Le fait est que : un individu qui s’engage à élever la société, à aider autrui, ce n’est pas une personne exceptionnelle : c’est la normalité. Le problème, c’est que ce qui devrait être une normalité, devient exceptionnel.
Nous avons inversé les rôles, et cela montre l’ampleur de notre déconnexion. Nous avons érigé en héros ceux qui consacrent leur vie à aider les autres, à rendre le monde un peu plus juste, un peu plus humain. Mais pourquoi devrions-nous considérer cela comme exceptionnel ? Pourquoi devrions-nous admirer des personnes qui agissent simplement selon ce que l’on pourrait appeler une obligation morale, une responsabilité naturelle envers notre propre espèce ?
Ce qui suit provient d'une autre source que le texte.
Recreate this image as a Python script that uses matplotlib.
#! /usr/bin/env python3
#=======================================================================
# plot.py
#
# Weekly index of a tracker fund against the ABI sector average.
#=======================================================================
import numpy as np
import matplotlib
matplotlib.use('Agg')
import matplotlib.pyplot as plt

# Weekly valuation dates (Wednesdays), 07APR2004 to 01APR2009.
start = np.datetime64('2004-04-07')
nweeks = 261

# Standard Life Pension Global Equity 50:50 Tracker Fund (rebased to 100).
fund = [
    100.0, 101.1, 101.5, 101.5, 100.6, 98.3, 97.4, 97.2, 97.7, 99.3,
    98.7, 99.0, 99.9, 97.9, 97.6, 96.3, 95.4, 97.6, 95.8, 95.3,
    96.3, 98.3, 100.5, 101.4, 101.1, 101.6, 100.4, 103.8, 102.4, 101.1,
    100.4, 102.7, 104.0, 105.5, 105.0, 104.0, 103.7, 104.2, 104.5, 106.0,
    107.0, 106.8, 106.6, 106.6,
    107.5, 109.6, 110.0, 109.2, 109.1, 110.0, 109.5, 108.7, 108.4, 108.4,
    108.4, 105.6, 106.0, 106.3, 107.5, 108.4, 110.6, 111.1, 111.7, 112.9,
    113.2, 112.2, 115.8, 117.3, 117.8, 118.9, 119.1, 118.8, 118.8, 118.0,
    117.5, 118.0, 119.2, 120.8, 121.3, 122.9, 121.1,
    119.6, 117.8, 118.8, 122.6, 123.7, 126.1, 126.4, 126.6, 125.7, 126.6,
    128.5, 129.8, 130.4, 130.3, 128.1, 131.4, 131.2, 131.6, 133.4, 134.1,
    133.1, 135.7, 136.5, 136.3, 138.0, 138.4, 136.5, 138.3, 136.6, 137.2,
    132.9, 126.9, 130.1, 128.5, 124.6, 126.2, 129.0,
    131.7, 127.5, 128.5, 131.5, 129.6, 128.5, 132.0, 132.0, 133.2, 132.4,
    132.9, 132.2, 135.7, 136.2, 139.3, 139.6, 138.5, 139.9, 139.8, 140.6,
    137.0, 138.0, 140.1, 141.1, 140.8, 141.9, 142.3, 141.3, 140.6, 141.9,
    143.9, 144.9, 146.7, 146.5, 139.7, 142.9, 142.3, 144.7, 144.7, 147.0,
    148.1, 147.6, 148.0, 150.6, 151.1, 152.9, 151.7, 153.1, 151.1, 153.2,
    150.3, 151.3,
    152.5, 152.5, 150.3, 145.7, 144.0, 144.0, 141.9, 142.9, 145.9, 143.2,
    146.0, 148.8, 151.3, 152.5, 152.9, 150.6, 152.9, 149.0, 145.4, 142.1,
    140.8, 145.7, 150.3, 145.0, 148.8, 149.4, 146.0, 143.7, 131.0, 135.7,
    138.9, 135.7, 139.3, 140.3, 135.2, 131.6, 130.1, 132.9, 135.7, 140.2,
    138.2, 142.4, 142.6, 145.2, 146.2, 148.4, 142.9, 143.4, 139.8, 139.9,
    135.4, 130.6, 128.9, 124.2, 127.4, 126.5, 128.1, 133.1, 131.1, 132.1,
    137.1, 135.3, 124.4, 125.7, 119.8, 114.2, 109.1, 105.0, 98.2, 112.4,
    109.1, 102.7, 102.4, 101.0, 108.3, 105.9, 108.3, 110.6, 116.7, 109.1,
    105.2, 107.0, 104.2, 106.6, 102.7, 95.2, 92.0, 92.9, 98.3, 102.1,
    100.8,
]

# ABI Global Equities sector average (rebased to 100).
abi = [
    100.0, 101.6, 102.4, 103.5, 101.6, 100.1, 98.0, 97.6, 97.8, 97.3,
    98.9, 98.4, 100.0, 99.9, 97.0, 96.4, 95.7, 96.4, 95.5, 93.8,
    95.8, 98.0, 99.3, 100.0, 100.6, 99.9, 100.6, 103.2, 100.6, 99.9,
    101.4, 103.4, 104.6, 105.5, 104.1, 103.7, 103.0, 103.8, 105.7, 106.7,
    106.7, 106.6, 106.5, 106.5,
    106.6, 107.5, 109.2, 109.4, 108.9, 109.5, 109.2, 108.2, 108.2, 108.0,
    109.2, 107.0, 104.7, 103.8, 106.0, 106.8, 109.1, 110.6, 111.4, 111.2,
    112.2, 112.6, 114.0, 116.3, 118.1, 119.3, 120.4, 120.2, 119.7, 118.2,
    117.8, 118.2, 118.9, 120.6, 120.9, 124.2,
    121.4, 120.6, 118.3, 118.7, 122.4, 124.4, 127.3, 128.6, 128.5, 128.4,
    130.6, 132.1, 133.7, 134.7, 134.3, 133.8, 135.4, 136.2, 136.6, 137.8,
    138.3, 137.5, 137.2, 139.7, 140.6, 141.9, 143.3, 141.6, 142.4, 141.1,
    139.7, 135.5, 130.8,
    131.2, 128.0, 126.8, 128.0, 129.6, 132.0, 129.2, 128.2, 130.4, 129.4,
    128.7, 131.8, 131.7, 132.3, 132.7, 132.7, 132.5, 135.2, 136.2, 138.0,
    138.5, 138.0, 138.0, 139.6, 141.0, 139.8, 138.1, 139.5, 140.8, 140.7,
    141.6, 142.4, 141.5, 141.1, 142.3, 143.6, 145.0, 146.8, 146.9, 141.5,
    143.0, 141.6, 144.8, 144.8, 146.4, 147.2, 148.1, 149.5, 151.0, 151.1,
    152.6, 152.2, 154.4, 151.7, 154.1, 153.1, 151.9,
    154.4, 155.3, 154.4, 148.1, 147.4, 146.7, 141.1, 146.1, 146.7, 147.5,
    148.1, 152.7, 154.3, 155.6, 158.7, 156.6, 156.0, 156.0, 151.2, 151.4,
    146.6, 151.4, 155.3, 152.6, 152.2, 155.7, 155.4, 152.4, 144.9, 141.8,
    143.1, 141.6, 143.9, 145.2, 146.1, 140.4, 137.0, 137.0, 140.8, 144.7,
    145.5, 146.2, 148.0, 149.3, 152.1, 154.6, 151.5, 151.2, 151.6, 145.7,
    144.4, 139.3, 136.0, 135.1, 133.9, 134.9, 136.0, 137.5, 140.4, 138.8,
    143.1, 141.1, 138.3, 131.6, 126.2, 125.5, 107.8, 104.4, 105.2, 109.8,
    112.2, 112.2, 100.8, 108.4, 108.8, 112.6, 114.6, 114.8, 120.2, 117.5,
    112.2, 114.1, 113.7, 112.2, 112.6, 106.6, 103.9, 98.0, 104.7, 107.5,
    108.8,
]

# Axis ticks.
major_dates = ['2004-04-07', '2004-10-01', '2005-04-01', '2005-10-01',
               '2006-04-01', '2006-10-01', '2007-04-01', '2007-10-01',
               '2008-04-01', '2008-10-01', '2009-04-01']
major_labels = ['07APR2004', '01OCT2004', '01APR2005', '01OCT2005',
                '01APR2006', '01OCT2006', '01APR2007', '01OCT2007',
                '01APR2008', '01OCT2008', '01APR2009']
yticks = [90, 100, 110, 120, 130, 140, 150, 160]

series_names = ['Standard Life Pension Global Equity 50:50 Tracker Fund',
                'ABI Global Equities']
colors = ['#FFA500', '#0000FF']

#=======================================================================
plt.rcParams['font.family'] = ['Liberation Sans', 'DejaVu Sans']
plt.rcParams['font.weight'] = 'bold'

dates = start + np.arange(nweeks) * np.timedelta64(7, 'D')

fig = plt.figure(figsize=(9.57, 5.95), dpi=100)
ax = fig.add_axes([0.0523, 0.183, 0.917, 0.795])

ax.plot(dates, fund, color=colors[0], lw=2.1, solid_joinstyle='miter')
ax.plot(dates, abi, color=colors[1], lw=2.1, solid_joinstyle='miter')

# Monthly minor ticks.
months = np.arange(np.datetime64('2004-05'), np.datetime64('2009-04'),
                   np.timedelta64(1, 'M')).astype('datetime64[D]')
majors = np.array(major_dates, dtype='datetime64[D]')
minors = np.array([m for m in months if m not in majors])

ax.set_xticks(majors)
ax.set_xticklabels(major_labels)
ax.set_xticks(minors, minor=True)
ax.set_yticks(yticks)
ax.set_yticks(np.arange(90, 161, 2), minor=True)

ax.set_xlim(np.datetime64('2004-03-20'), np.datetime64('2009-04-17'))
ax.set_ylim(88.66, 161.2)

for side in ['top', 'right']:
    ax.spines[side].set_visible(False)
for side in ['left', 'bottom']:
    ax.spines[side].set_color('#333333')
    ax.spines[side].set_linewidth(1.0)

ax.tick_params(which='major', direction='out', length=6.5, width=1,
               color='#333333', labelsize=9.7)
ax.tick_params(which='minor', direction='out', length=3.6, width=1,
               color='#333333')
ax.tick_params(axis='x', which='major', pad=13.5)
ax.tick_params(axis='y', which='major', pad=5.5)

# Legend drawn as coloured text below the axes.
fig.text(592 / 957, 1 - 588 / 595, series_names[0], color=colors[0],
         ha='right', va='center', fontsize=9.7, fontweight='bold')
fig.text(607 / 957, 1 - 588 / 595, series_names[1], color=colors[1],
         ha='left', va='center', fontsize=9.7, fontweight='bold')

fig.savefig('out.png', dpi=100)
La véritable normalité devrait être celle de l’engagement envers les autres, celle où l’on n’hésite pas à tendre la main, à se soucier des autres, à défendre ce qui est juste. Ce n’est pas un acte extraordinaire que de donner de soi pour la collectivité, c’est un acte naturel, c’est un fondement de l’humanité, celui qui nous lie tous ensemble dans un même élan de solidarité. L’égoïsme, la négligence, la recherche incessante de son propre confort aux dépens de l’autre, voilà ce qui devrait être l’exception, et non l’inverse.
Le problème aujourd’hui est que nous avons perdu cette vision fondamentale. Nous avons érigé des valeurs égocentriques en idéaux et avons tendance à valoriser ceux qui poursuivent la réussite personnelle sans se soucier des autres, ceux qui alimentent la division, qui ne voient l’autre que comme un obstacle à leur propre ascension. C’est un système qui récompense l’individualisme et sanctionne la solidarité, qui place sur un piédestal ceux qui réussissent à être “plus” dans un monde fait de moins.
Mais dans cette perversion des priorités, la véritable humanité est mise de côté. Aider autrui, élever la société, protéger l’environnement, défendre les opprimés, soutenir ceux qui ont besoin de soutien… ce ne sont pas des actes exceptionnels. Ce sont des actes qui devraient être ancrés dans chaque cœur, dans chaque geste. C’est cela la normalité. C’est cela la véritable grandeur.
L’exception devrait être de vivre uniquement pour soi, de ne pas se soucier des conséquences de nos actions sur les autres. Mais la normalité, la vraie, c’est de reconnaître que nos vies sont intrinsèquement liées, que l’élévation de la société passe par l’élévation de chacun, que notre propre bonheur dépend du bien-être des autres. Ce qui est tragique, c’est que nous avons fait des actes de bienveillance un exploit. Le véritable défi n’est pas de donner aux autres ou de travailler à rendre le monde meilleur, mais d’avoir la force de revenir à ce qui devrait être naturel pour nous tous.
Et tant que cette inversion des valeurs persistera, le monde continuera de se perdre dans une quête de grandeur individuelle, alors que la véritable grandeur réside dans l’humilité de l’engagement pour l’autre. Si nous pouvions rétablir l’ordre des choses, si nous pouvions rendre la solidarité, l’amour du prochain, et l’entraide une véritable norme, alors peut-être commencerions-nous à voir des changements profonds, durables, et profondément humains dans notre société.